Delhi's Deputy Chief Minister Manish Sisodia tweeted today that many of the smaller, private hospitals have been raising an alarm even when they have considerable stock of oxygen --- a situation that is contributing to load of the overstretched healthcare system. It is also adding to the anxiety of the relatives of the patients, he said.
In a series of tweets, Mr Sisodia said he had got a call from a hospital that had 72 hours' oxygen supply left. Another hospital had contacted the government after consuming one-third of its stocks.
"This morning I got an Oxygen SOS call from a hospital that has 18KL available at the moment, whereas its one day cost is 4.8KL. Its storage capacity is also 21KL. That is, he has about 72 hours of oxygen available."
आज सुबह मेरे पास एक ऐसे अस्पताल का ऑक्सिजन SOS call आया जिसके पास अभी 18KL उपलब्ध है जबकि उसका एक दिन का खर्च 4.8KL है. उसकी स्टोरेज क्षमता भी 21KL ही है. यानि उसके पास क़रीब 72 घंटे का ऑक्सिजन उपलब्ध है.... 1/3— Manish Sisodia (@msisodia) April 25, 2021
"Similarly, the news of another small hospital was reported in the media. It was learned that yesterday, he was given 30 cylinders, out of which 20 are left out of it, only 10 have been spent."

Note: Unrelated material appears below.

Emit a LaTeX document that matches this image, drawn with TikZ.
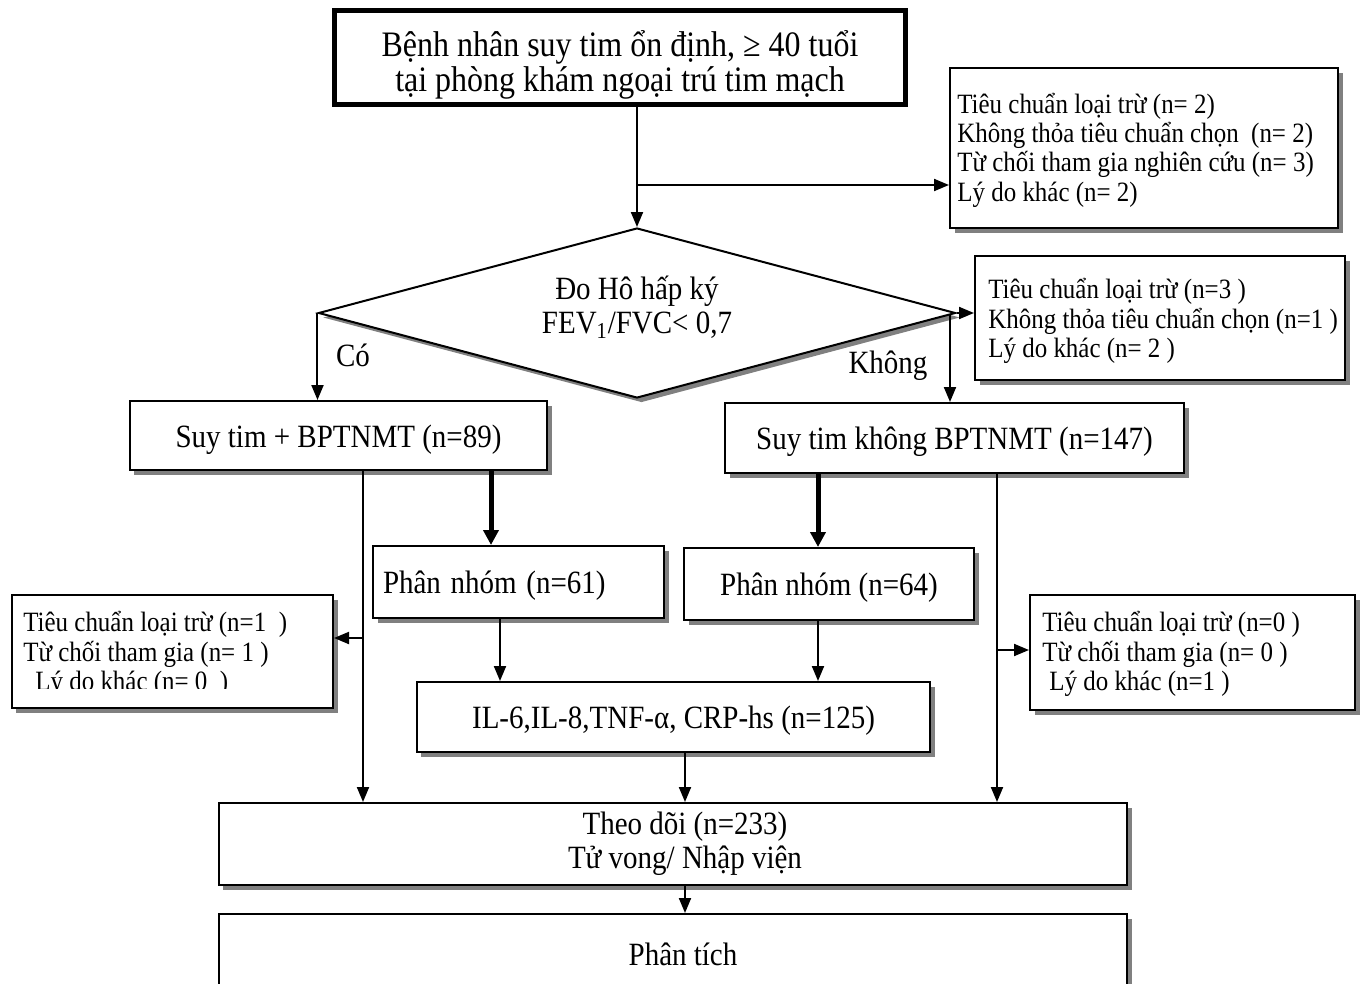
\documentclass[tikz,border=0pt]{standalone}
\usepackage{fontspec}
\usepackage{graphicx}
\setmainfont{Liberation Serif}
\usetikzlibrary{arrows.meta,shapes.geometric,shadows}
\newcommand\vsq[2][0.8mm]{\raisebox{-#1}[\height][\depth]{\scalebox{1}[1.12]{#2}}}
\lineskiplimit=-100pt
\begin{document}
\begin{tikzpicture}[x=0.2mm,y=-0.2mm,
  shadowed/.style={drop shadow={shadow xshift=0.9mm,shadow yshift=-0.9mm,fill=black!50,opacity=1}},
  box/.style={draw,line width=0.4mm,fill=white,shadowed,inner sep=0pt,align=center},
  topbox/.style={draw,line width=1mm,fill=white,inner sep=0pt,align=center,
    drop shadow={shadow xshift=0.5mm,shadow yshift=-0.5mm,fill=black,opacity=1}},
  bigf/.style={font=\fontsize{18.2pt}{19.9pt}\selectfont},
  midf/.style={font=\fontsize{16.5pt}{19.4pt}\selectfont},
  smallf/.style={font=\fontsize{14.2pt}{16.7pt}\selectfont},
  txt/.style={inner sep=0pt,align=left,anchor=west,smallf},
  conn/.style={line width=0.4mm,-{Triangle[length=3mm,width=2.4mm]}},
  thickconn/.style={line width=1mm,-{Triangle[length=3mm,width=3mm]}},
  lbl/.style={inner sep=0pt,midf}
]
\useasboundingbox (0,0) rectangle (1365,984);
\clip (0,0) rectangle (1365,984);

% main boxes
\node[topbox,bigf,minimum width=114mm,minimum height=18.8mm] (top) at (620,57)
  {\vsq[1.6mm]{Bệnh nhân suy tim ổn định, ≥ 40 tuổi}\\ \vsq[1.6mm]{tại phòng khám ngoại trú tim mạch}};
\node[diamond,aspect=3.75,draw,line width=0.4mm,fill=white,shadowed,inner sep=0pt,align=center,midf,
  minimum width=127.4mm,minimum height=34mm] (dia) at (637,313)
  {\vsq[-1.1mm]{Đo Hô hấp ký}\\ \vsq[-1.1mm]{FEV\textsubscript{1}/FVC< 0,7}};
\node[box,midf,minimum width=83.4mm,minimum height=13.8mm] (L) at (338.5,435.5) {\vsq{Suy tim + BPTNMT (n=89)}};
\node[box,midf,minimum width=91.8mm,minimum height=14mm] (R) at (954.5,438) {\vsq{Suy tim không BPTNMT (n=147)}};
\node[box,midf,minimum width=58.2mm,minimum height=14.4mm,text width=54.2mm,inner xsep=2mm,align=left] (P1) at (518.5,582) {\vsq{Phân nhóm (n=61)}};
\node[box,midf,minimum width=58mm,minimum height=14.4mm] (P2) at (829,584) {\vsq{Phân nhóm (n=64)}};
\node[box,midf,minimum width=102.6mm,minimum height=14mm] (IL) at (673.5,717) {\vsq{IL-6,IL-8,TNF-α, CRP-hs (n=125)}};
\node[box,midf,minimum width=181.6mm,minimum height=16.4mm] (T) at (673,844)
  {\hspace*{4.8mm}\vsq[0mm]{Theo dõi (n=233)}\\ \hspace*{4.8mm}\vsq[0mm]{Tử vong/ Nhập viện}};
\node[box,midf,minimum width=181.6mm,minimum height=16.4mm] (A) at (673,955) {\hspace*{4mm}\vsq[-0.2mm]{Phân tích}};

% exclusion boxes
\node[box,minimum width=77.6mm,minimum height=32mm] (ex1) at (1144,148) {};
\node[txt,xshift=1.6mm] (ex1t) at (ex1.west)
  {\vsq[0.4mm]{Tiêu chuẩn loại trừ (n= 2)}\\ \vsq[0.4mm]{Không thỏa tiêu chuẩn chọn~ (n= 2)}\\ \vsq[0.4mm]{Từ chối tham gia nghiên cứu (n= 3)}\\ \vsq[0.4mm]{Lý do khác (n= 2)}};
\node[box,minimum width=74mm,minimum height=24.8mm] (ex2) at (1160,318) {};
\node[txt,xshift=2.8mm] (ex2t) at (ex2.west)
  {\vsq[0.6mm]{Tiêu chuẩn loại trừ (n=3 )}\\ \vsq[0.6mm]{Không thỏa tiêu chuẩn chọn (n=1 )}\\ \vsq[0.6mm]{Lý do khác (n= 2 )}};
\node[box,minimum width=64.2mm,minimum height=22.6mm] (ex3) at (172.5,651.5) {};
\begin{scope}
\clip (12,595) rectangle (333,688);
\node[txt,xshift=2.4mm] (ex3t) at (ex3.west)
  {\vsq[0.5mm]{Tiêu chuẩn loại trừ (n=1~~)}\\ \vsq[0.5mm]{Từ chối tham gia (n= 1 )}\\ \hspace*{2.4mm}\vsq[0.5mm]{Lý do khác (n= 0~~)}};
\end{scope}
\node[box,minimum width=65mm,minimum height=23mm] (ex4) at (1192.5,652.5) {};
\node[txt,xshift=2.6mm] (ex4t) at (ex4.west)
  {\vsq[0.3mm]{Tiêu chuẩn loại trừ (n=0 )}\\ \vsq[0.3mm]{Từ chối tham gia (n= 0 )}\\ \hspace*{1.4mm}\vsq[0.3mm]{Lý do khác (n=1 )}};

% labels
\node[lbl] (co) at (353,355) {\vsq[0mm]{Có}};
\node[lbl] (kh) at (888,366) {\vsq[0mm]{Không}};

% helper coordinates
\coordinate (b1) at (637,185);
\coordinate (k) at (950,314);
\coordinate (cL) at (363,638);
\coordinate (cR) at (997,650);
\coordinate (tL) at (491,0);
\coordinate (tR) at (818,0);
\coordinate (pL) at (500,0);
\coordinate (m) at (685,0);

% connectors
\draw[conn] (top.south -| dia.north) -- (dia.north);
\draw[conn] (b1) -- (b1 -| ex1.west);
\draw[conn] (dia.east) -- (dia.east -| ex2.west);
\draw[conn] (dia.west) -- (dia.west |- L.north);
\draw[conn] (k) -- (k |- R.north);
\draw[conn] (L.south -| cL) -- (T.north -| cL);
\draw[conn] (cL) -- (cL -| ex3.east);
\draw[conn] (R.south -| cR) -- (T.north -| cR);
\draw[conn] (cR) -- (cR -| ex4.west);
\draw[thickconn] (L.south -| tL) -- (P1.north -| tL);
\draw[thickconn] (R.south -| tR) -- (P2.north -| tR);
\draw[conn] (P1.south -| pL) -- (IL.north -| pL);
\draw[conn] (P2.south -| tR) -- (IL.north -| tR);
\draw[conn] (IL.south -| m) -- (T.north -| m);
\draw[conn] (T.south -| m) -- (A.north -| m);
\end{tikzpicture}
\end{document}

इसी तरह एक अन्य छोटे अस्पताल की ख़बर मीडिया में चली. बात की तो पता चला कि कल उसे 30 सिलेंडर दिए थे जिसमें से अभी इसमें से 20 बचे हैं केवल 10 खर्च हुए हैं. ...2/3— Manish Sisodia (@msisodia) April 25, 2021
"I request the hospitals not to raise unnecessary alarms on lack of oxygen. By doing this, there is a problem in getting help to the needy hospitals," one of his tweets read.

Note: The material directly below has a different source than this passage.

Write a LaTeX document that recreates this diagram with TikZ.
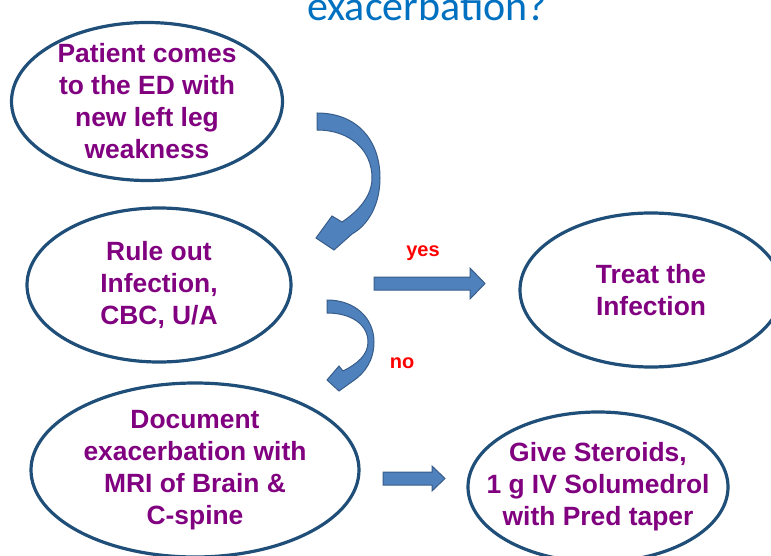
\documentclass[tikz,border=0pt]{standalone}
\usepackage{fontspec}
\setmainfont{Liberation Sans}
\newfontfamily\titlefont{Carlito}
\usetikzlibrary{shapes.geometric}

\definecolor{ringblue}{HTML}{1F4E79}
\definecolor{nodetext}{HTML}{800080}
\definecolor{arrowfill}{HTML}{4F81BD}
\definecolor{arrowline}{HTML}{385D8A}
\definecolor{titleblue}{HTML}{0070C0}

\begin{document}
\begin{tikzpicture}[x=1pt, y=-1pt,
    bubble/.style={ellipse, draw=ringblue, line width=3.2pt, fill=white,
        text=nodetext, font=\fontsize{26.4}{32}\selectfont\bfseries,
        align=center, inner xsep=-30pt, inner ysep=-10pt},
    blockarrow/.style={fill=arrowfill, draw=arrowline, line width=1pt,
        line join=miter},
    answer/.style={text=red, font=\fontsize{20}{24}\selectfont\bfseries,
        anchor=base, inner sep=0pt}
    ]
    \clip (0,0) rectangle (771,556);

    % title, cut by the top edge
    \node[font=\titlefont\fontsize{42}{50}\selectfont, text=titleblue,
        anchor=base west, inner sep=0pt] (title) at (307,21) {exacerbation?};

    \node[bubble, minimum width=271pt, minimum height=158pt] (patient) at (147,101.5)
        {Patient comes\\to the ED with\\new left leg\\weakness};
    \node[bubble, minimum width=264pt, minimum height=154pt] (ruleout) at (159,285)
        {Rule out\\Infection,\\CBC, U/A};
    \node[bubble, minimum width=262pt, minimum height=154pt] (treat) at (651,290)
        {Treat the\\Infection};
    \node[bubble, minimum width=328pt, minimum height=174pt] (document) at (195,470)
        {Document\\exacerbation with\\MRI of Brain \&\\C-spine};
    \node[bubble, minimum width=260pt, minimum height=150pt] (steroids) at (598,487)
        {Give Steroids,\\1 g IV Solumedrol\\with Pred taper};

    % curved arrows
    \draw[blockarrow] (317,113) .. controls (357,113) and (380,140) .. (380,178)
        .. controls (380,205) and (368,225) .. (352,234) -- (334,250) -- (316,238)
        -- (332,216) -- (342,222) .. controls (360,210) and (372,195) .. (372,178)
        .. controls (372,150) and (350,130) .. (317,130) -- cycle;
    \draw[blockarrow] (327,300) .. controls (355,300) and (374,318) .. (374,342)
        .. controls (374,360) and (365,373) .. (353,381) -- (339,391) -- (327,380)
        -- (339,366) -- (343,371) .. controls (357,364) and (368,355) .. (368,342)
        .. controls (368,325) and (352,313) .. (327,313) -- cycle;

    % straight arrows
    \draw[blockarrow] (374,277) -- (470,277) -- (470,268) -- (485,283.5)
        -- (470,299) -- (470,290) -- (374,290) -- cycle;
    \draw[blockarrow] (383,472) -- (432,472) -- (432,466) -- (445,478.5)
        -- (432,491) -- (432,485) -- (383,485) -- cycle;

    \node[answer] (yes) at (423,256) {yes};
    \node[answer] (no) at (402,368) {no};
\end{tikzpicture}
\end{document}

The Delhi government has been battling a dire shortage since the beginning of the week, with one hospital after another desperately seeking help. Big private hospitals like Ganga Ram and Moolchand have been running out of stocks twice or thrice a day whenever tankers from suppliers failed to show up on time.
The matter had reached the High Court, with three private hospitals seeking relief. The Delhi government complained about a no show of tankers from neighbouring states.
The centre has accused Arvind Kejriwal's government of creating a shortage through mismanagement and sensationalising the issue.
On Friday night, 25 people died at the Jaipur Golden Hospital in Delhi due to shortage of medical oxygen, a top official at the hospital said.
Today, Delhi's Fortis Escorts Heart Institute, which has at least 100 patients on oxygen support, said it would not admit any more patients. The hospital got its supply soon after.
Privately-owned Pentamed Hospital was not so lucky. The hospital, which has around 50 patients on oxygen support, had flagged a shortage around 10 am. Its officials said it had received no help from the government and they were managing only because of the patients' families' efforts to keep the supply running.